As to #2, the number of MAC operations is irrelevant if you can't supply the chip with data. This is something even modern GPUs have trouble with, in spite of the monstrous bandwidth of the PCI slots they are placed in. Most algorithms will need to move data in and out, and use intermediate storage. Once you do all that, you end up with an expensive and complex design, that doesn't perform all that well anymore, and that is a pain to program and debug.

Also, if what you're doing is high-performance computing, then you have to compare the expenses with just getting a larger AWS instance or a cluster.

As a result, I tend to advise younger programmers to learn about FPGAs, but not become obsessed with them, as they are very rarely the right tool for the job. I'd even say they are almost never the right tool, except in very rare circumstances.



With modern FPGAs, you have the CPU on the same chip, which means you can use just one chip and then it's OK for cost-sensitive devices - and your problem of moving data across chips is gone as well.

I'm not an "FPGA enthusiast" myself - I work in chip design and Xilinx is a direct competitor. I think FPGAs have their share of problems preventing their adoption and I'll write a follow-up to elaborate. But the problems you mention are between solvable and solved.

(BTW it's true for GPUs just as well: just integrate them on the same chip, and forget about the PCI slots. Every high-end to mid-range cell phone has done it a long time ago.)


With modern FPGAs, you have the CPU on the same chip, which means you can use just one chip and then it's OK for cost-sensitive devices - and your problem of moving data across chips is gone as well.

The speed of the typical CPU on board an FPGA is ludicrously slow compared to the amount of data the FPGA itself can process.

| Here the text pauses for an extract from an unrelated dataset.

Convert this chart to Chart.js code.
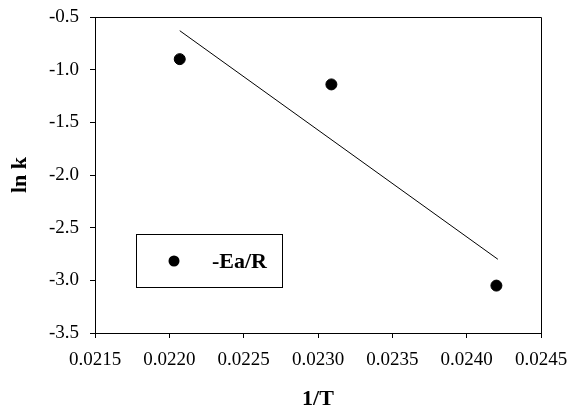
<!DOCTYPE html>
<html>
<head>
<meta charset="utf-8">
<script src="https://cdn.jsdelivr.net/npm/chart.js@4"></script>
<style>
  html, body { margin: 0; padding: 0; background: #fff; }
  #wrap { width: 571px; height: 409px; }
</style>
</head>
<body>
<div id="wrap"><canvas id="chart" width="571" height="409"></canvas></div>
<script>
// measured points (1/T, ln k)
const invT = [0.02207, 0.02309, 0.02420];
const lnK = [-0.90, -1.14, -3.05];
// fitted line end points
const fitX = [0.02207, 0.02421];
const fitY = [-0.63, -2.80];
const xTicks = [0.0215, 0.0220, 0.0225, 0.0230, 0.0235, 0.0240, 0.0245];
const yTicks = [-3.5, -3.0, -2.5, -2.0, -1.5, -1.0, -0.5];
const seriesLabel = "-Ea/R";

const serif = "'Liberation Serif', 'Times New Roman', serif";

// frame on top and right of plot area + legend box inside
const framePlugin = {
  id: "frame",
  afterDraw(chart) {
    const { ctx, chartArea: a } = chart;
    ctx.save();
    ctx.strokeStyle = "#000";
    ctx.lineWidth = 1;
    ctx.beginPath();
    ctx.moveTo(a.left, a.top + 0.5);
    ctx.lineTo(a.right + 0.5, a.top + 0.5);
    ctx.lineTo(a.right + 0.5, a.bottom);
    ctx.stroke();

    // legend
    ctx.strokeRect(136.5, 234.5, 146, 53);
    ctx.fillStyle = "#000";
    ctx.beginPath();
    ctx.arc(174, 261, 5.5, 0, Math.PI * 2);
    ctx.fill();
    ctx.font = "bold 22px " + serif;
    ctx.textBaseline = "middle";
    ctx.fillText(seriesLabel, 212, 262);
    ctx.restore();
  }
};

new Chart(document.getElementById("chart"), {
  type: "scatter",
  data: {
    datasets: [
      {
        label: seriesLabel,
        data: invT.map((x, i) => ({ x: x, y: lnK[i] })),
        backgroundColor: "#000",
        borderColor: "#000",
        pointRadius: 5.5,
        pointHoverRadius: 5.5
      },
      {
        label: "fit",
        type: "line",
        data: fitX.map((x, i) => ({ x: x, y: fitY[i] })),
        borderColor: "#000",
        borderWidth: 1,
        pointRadius: 0,
        fill: false
      }
    ]
  },
  options: {
    responsive: false,
    animation: false,
    layout: { padding: { top: 17, right: 30, left: 0, bottom: 0 } },
    plugins: {
      legend: { display: false },
      tooltip: { enabled: false }
    },
    scales: {
      x: {
        type: "linear",
        min: 0.0215,
        max: 0.0245,
        afterBuildTicks: (scale) => { scale.ticks = xTicks.map(v => ({ value: v })); },
        afterFit: (scale) => {
          scale.height = 76;
          scale.paddingLeft = 0;
          scale.paddingRight = 0;
        },
        border: { color: "#000", width: 1 },
        grid: { drawOnChartArea: false, tickLength: 5, color: "#000" },
        ticks: {
          color: "#000",
          padding: 11,
          maxRotation: 0,
          font: { family: serif, size: 19 },
          callback: (v) => v.toFixed(4)
        },
        title: {
          display: true,
          text: "1/T",
          color: "#000",
          padding: { top: 0, bottom: -1 },
          font: { family: serif, size: 22, weight: "bold", lineHeight: 1 }
        }
      },
      y: {
        type: "linear",
        min: -3.5,
        max: -0.5,
        afterBuildTicks: (scale) => { scale.ticks = yTicks.map(v => ({ value: v })); },
        afterFit: (scale) => {
          scale.width = 95;
          scale.paddingTop = 0;
          scale.paddingBottom = 0;
        },
        border: { color: "#000", width: 1 },
        grid: { drawOnChartArea: false, tickLength: 5, color: "#000" },
        ticks: {
          color: "#000",
          padding: 11,
          font: { family: serif, size: 19 },
          callback: (v) => v.toFixed(1)
        },
        title: {
          display: true,
          text: "ln k",
          color: "#000",
          padding: { top: 9, bottom: 0 },
          font: { family: serif, size: 22, weight: "bold", lineHeight: 1 }
        }
      }
    }
  },
  plugins: [framePlugin]
});
</script>
</body>
</html>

BTW it's true for GPUs just as well: just integrate them on the same chip, and forget about the PCI slots. Every high-end to mid-range cell phone has done it a long time ago.

They pretty much have the same problem, exactly as OP stated. Nobody's using mobile phone GPUs for algorithmic acceleration. Hell enough of them have huge weak spots in doing texture upload/download themselves.


They're not all that much slower. Take a look at http://zedboard.org/. That's a Cortex A9 dual core proc attached to a hell of a lot of FPGA fabric. In general, I would expect that the speed of data "out" of an FPGA is going to be slower than the speed of data "in" to an FPGA, as well as being somewhat less data "out." I would expect to pull in a lot of ADC data and then filter and process and etc., only sending on what I absolutely want to keep.


Sort of a microscale map-reduce.


I'm not saying that you can or should do this or that right now with a given piece of hardware, just what is and is not possible. The CPU on the FPGA's die could be fast, embedded GPUs could be better at algorithmic acceleration (here - wait for a few years, they have good stuff in their pipeline), OpenCL drivers could be easily available (of course portability would still be a real problem) and people could then program embedded GPUs more easily, etc. I've personally been developing accelerators integrated onto the same die as a CPU for a long time and it works nicely enough.


FPGAs are also stuck in a lot of niches. Economically, any high volume application where they could useful also means that putting an investment into more custom silicon is then feasible to get a better price margins - ASICs, DSPs, or I recently learned a bit about metal-gate arrays which seem to be mid-way between FPGAs and hard silicon designs.

They're stuck in a power niche because they're comparatively high power vs many embedded ICs, and if you're using a lot of power, as you said more desktop chips are economic to apply.